I guarantee you your child will play with the items on this list, whether they asked for them or not. It’s in their nature to be curious and imaginative.

  1. Tools. One of the best Christmas gifts we ever gave our boys was a set of real tools and a huge pile of wood. We also gave them a book like this with ideas. Nine months later they were still playing with their saws and asking for more wood. 
  2. Magna-Tiles. I love toys that are versatile. All of my grandchildren love Magna-Tiles. If you are not familiar with them you should be. They are colorful, plastic tiles that attach to one another by magnets. They come in many shapes, which make for an infinite number of ways to build. They are amazing! The many educational implications include hand-eye coordination, patterning, the ability to visualize 3D objects, and more. Of course, Lego is also great for building. I found that the Magna-Tiles were liked by both those who liked Lego and those who did not.
  3. Maileg Mice or Calico Critters.

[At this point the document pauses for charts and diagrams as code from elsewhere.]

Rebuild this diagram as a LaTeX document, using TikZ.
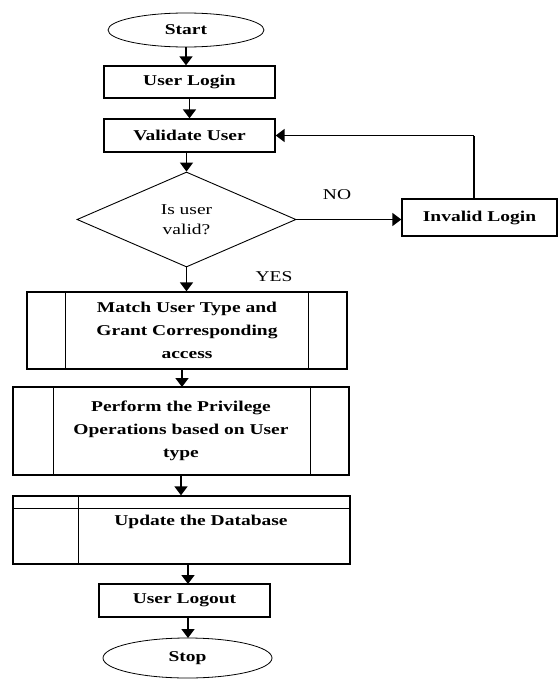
\documentclass[tikz,border=0pt]{standalone}
\usepackage{fontspec}
\setmainfont[FakeStretch=1.3]{Liberation Serif}
\usetikzlibrary{shapes.geometric,arrows.meta}
\tikzset{
	flowline/.style={line width=1.6pt, -{Triangle[length=9pt,width=13pt]}},
	backline/.style={line width=1.2pt},
	termbox/.style={ellipse, draw, line width=0.8pt, inner sep=0pt, font={\fontsize{15}{23}\selectfont\bfseries}},
	stepbox/.style={rectangle, draw, line width=1.3pt, inner sep=0pt, align=center, font={\fontsize{15}{23}\selectfont\bfseries}},
	askbox/.style={diamond, draw, line width=0.9pt, inner sep=0pt, align=center, font={\fontsize{15}{20}\selectfont}},
	tagtext/.style={font={\fontsize{15}{20}\selectfont}}
}
\def\sidebars(#1)(#2:#3){\draw[line width=1.3pt] ([xshift=#2]#1.north west) -- ([xshift=#2]#1.south west); \draw[line width=1.3pt] ([xshift=-#3]#1.north east) -- ([xshift=-#3]#1.south east);}

\begin{document}
\begin{tikzpicture}[x=1pt, y=-1pt]
		%%%%% START %%%%%
		\useasboundingbox (0, 0) rectangle (558, 680);
		
		\node[termbox, minimum width=156pt, minimum height=34pt] (start) at (186, 30) {Start};
		\node[stepbox, minimum width=171pt, minimum height=32pt] (login) at (189.5, 82) {User Login};
		\node[stepbox, minimum width=171pt, minimum height=33pt] (validate) at (189.5, 135.5) {Validate User};
		\node[askbox, minimum width=219pt, minimum height=95pt] (valid) at (186.5, 219.5) {Is user\\valid?};
		\node[stepbox, minimum width=155pt, minimum height=37pt] (invalid) at (479.5, 217.5) {Invalid Login};
		
		\node[stepbox, minimum width=320pt, minimum height=77pt] (match) at (187, 330.5) {Match User Type and\\Grant Corresponding\\access};
		\sidebars(match)(39pt:39pt);
		\node[stepbox, minimum width=336pt, minimum height=88pt] (perform) at (181, 431) {Perform the Privilege\\Operations based on User\\type};
		\sidebars(perform)(41pt:39pt);
		
		\node[stepbox, minimum width=337pt, minimum height=68pt] (update) at (181.5, 530) {};
		\draw[line width=1.3pt] ([yshift=-13pt]update.north west) -- ([yshift=-13pt]update.north east);
		\draw[line width=1.3pt] ([xshift=66pt]update.north west) -- ([xshift=66pt]update.south west);
		\node[font={\fontsize{15}{23}\selectfont\bfseries}] (updtext) at (201, 522) {Update the Database};
		
		\node[stepbox, minimum width=171pt, minimum height=33pt] (logout) at (184.5, 600.5) {User Logout};
		\node[termbox, minimum width=169pt, minimum height=40pt] (stop) at (187.5, 658) {Stop};
		
		\node[tagtext] (no) at (337, 195) {NO};
		\node[tagtext] (yes) at (274, 277) {YES};
		
		\draw[flowline] (start.south) -- (start.south |- login.north);
		\draw[flowline] (login.south) -- (login.south |- validate.north);
		\draw[flowline] (valid.north |- validate.south) -- (valid.north);
		\draw[flowline] (valid.south) -- (valid.south |- match.north);
		\draw[flowline] (valid.east) -- (invalid.west |- valid.east);
		
		\coordinate (back) at (474, 135.5);
		\draw[backline] (invalid.north -| back) -- (back);
		\draw[flowline] (back) -- (validate.east);
		
		\draw[flowline] (182, 369) -- (182, 387);
		\draw[flowline] (perform.south) -- (perform.south |- update.north);
		\draw[flowline] (188, 564) -- (188, 584);
		\draw[flowline] (188, 617) -- (188, 638);
		%%%%% END %%%%%
	\end{tikzpicture}
\end{document}
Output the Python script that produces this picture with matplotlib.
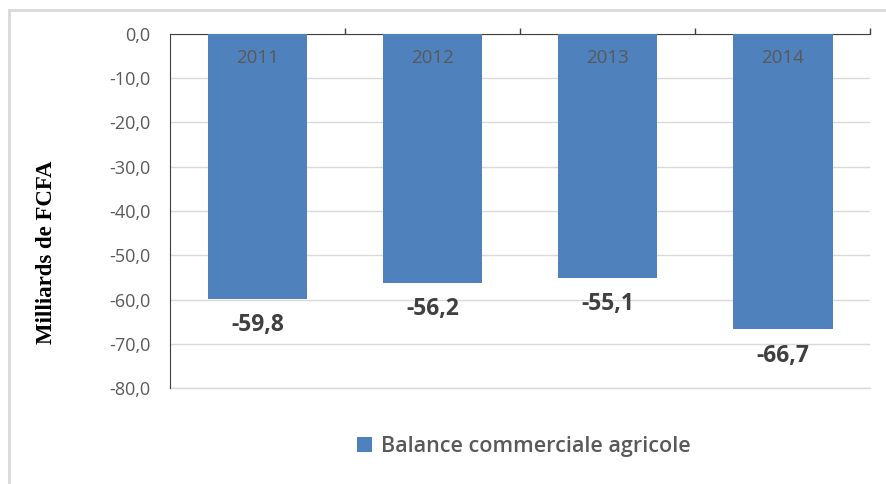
import matplotlib.pyplot as plt
from matplotlib.patches import Rectangle

years = ["2011", "2012", "2013", "2014"]
balance = [-59.8, -56.2, -55.1, -66.7]
yticks = [0, -10, -20, -30, -40, -50, -60, -70, -80]

bar_color = "#4F81BD"
grey_txt = "#595959"


def fr(v):
    return f"{v:.1f}".replace(".", ",")


fig = plt.figure(figsize=(8.87, 4.84), dpi=100)
ax = fig.add_axes([0.1917, 0.1983, 0.7893, 0.7315])

# chart border (light grey frame)
fig.patches.append(Rectangle((9 / 887, -0.1), 1.2, 1 - 10 / 484 + 0.1,
                             transform=fig.transFigure, fill=False,
                             edgecolor="#D9D9D9", linewidth=2))

x = list(range(len(years)))
bars = ax.bar(x, balance, width=0.57, color=bar_color, zorder=3,
              label="Balance commerciale agricole")

ax.set_xlim(-0.5, len(years) - 0.5)
ax.set_ylim(-80, 0)
ax.set_yticks(yticks)
ax.set_yticklabels([fr(v) for v in yticks], color=grey_txt,
                   fontsize=13, family="Open Sans")
ax.tick_params(axis="y", length=0, pad=14)
ax.yaxis.grid(True, color="#D9D9D9", linewidth=1, zorder=0)
ax.axhline(-80, color="#D9D9D9", linewidth=1, clip_on=False, zorder=0)

# category axis sits on the top edge, separators ticking upwards
ax.xaxis.tick_top()
ax.set_xticks([i + 0.5 for i in x])
ax.set_xticklabels([])
ax.tick_params(axis="x", direction="out", length=4, color="#404040", width=1)

for s in ["right", "bottom"]:
    ax.spines[s].set_visible(False)
ax.spines["top"].set_color("#404040")
ax.spines["left"].set_color("#404040")

for xi, yr, v in zip(x, years, balance):
    ax.text(xi, -5.5, yr, ha="center", va="center", color=grey_txt,
            fontsize=13.5, family="Open Sans", zorder=4)
    ax.annotate(fr(v), (xi, v), xytext=(0, -19), textcoords="offset points",
                ha="center", va="center", fontsize=16.5, fontweight="bold",
                color="#404040", family="Open Sans")

ax.set_ylabel("Milliards de FCFA", family="Liberation Serif", fontweight="bold",
              fontsize=16.5, color="black", va="center")
ax.yaxis.set_label_coords(-0.176, 0.384)

leg = ax.legend(loc="center", bbox_to_anchor=(0.505, -0.165), frameon=False,
                handlelength=0.7, handleheight=0.7, handletextpad=0.4,
                prop={"family": "Open Sans", "size": 15.5, "weight": "semibold"})
for t in leg.get_texts():
    t.set_color("#595959")

fig.savefig("out.png", dpi=100)
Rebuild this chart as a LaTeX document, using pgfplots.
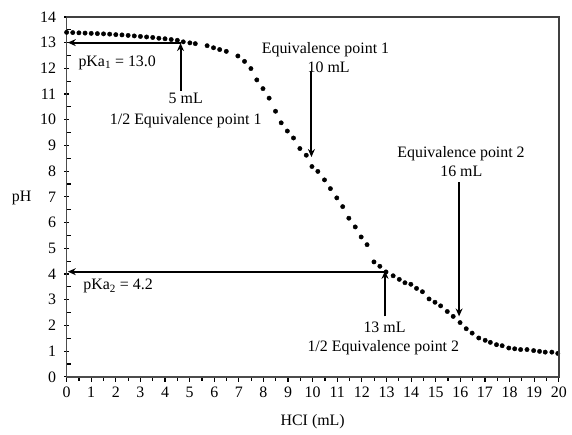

You can imagine having had four sons how much I adore having four granddaughters. It has been so fun. My granddaughters all love playing make-believe with dollhouses. I love Maileg Mice, but they are rather pricey. A good alternative is Calico Critters. If you want hours upon hours of fun, do it yourself! Two of my grandchildren have really gotten into creating their own “worlds” using little critters, dollhouse furniture, and cardboard boxes. The Dollar Stores usually have wooden dollhouse furniture that can be painted and decorated. Be creative and let them explore. If they want the sofa in the kitchen or the bed on the roof don’t try and tell them, “That’s not where it goes.” Children know the difference between reality and play at an early age, they don’t need adults interfering in their make-believe world.
  4. Sensory Kits. I absolutely love the sensory kits from Young, Wild, and Friedman.  I got these for some of my grandchildren and it was a hit. Hours of fun exploring and playing make-believe. Each themed kit includes homemade play-doh (which smells amazing) and figurines. 
  5. Miniatures. My grandchildren love anything tiny. Tiny animals for making tiny zoos, tiny furniture for tiny houses; they even like printing and folding their own tiny groceries. My oldest granddaughter is also into tiny baking. I found this great STEM tiny baking kit that not only makes real food but explains how cooking works.
  6. Subscription Boxes. There are so many subscription boxes to consider! We’ve personally tried Kiwi crate, Little Passports, and Eat2Explore and love them all. These are great for supplemental learning.
  7. Experiences. There are so many great experiences for kids these days: swimming with dolphins, visiting the zoo, cooking classes, airplane rides, interactive museum exhibits. The best part is the time you spend together.

I hope this list has helped give you some ideas for creative and educational gifts for your little ones this Christmas. Enjoy this time of year with your children; it goes by quickly!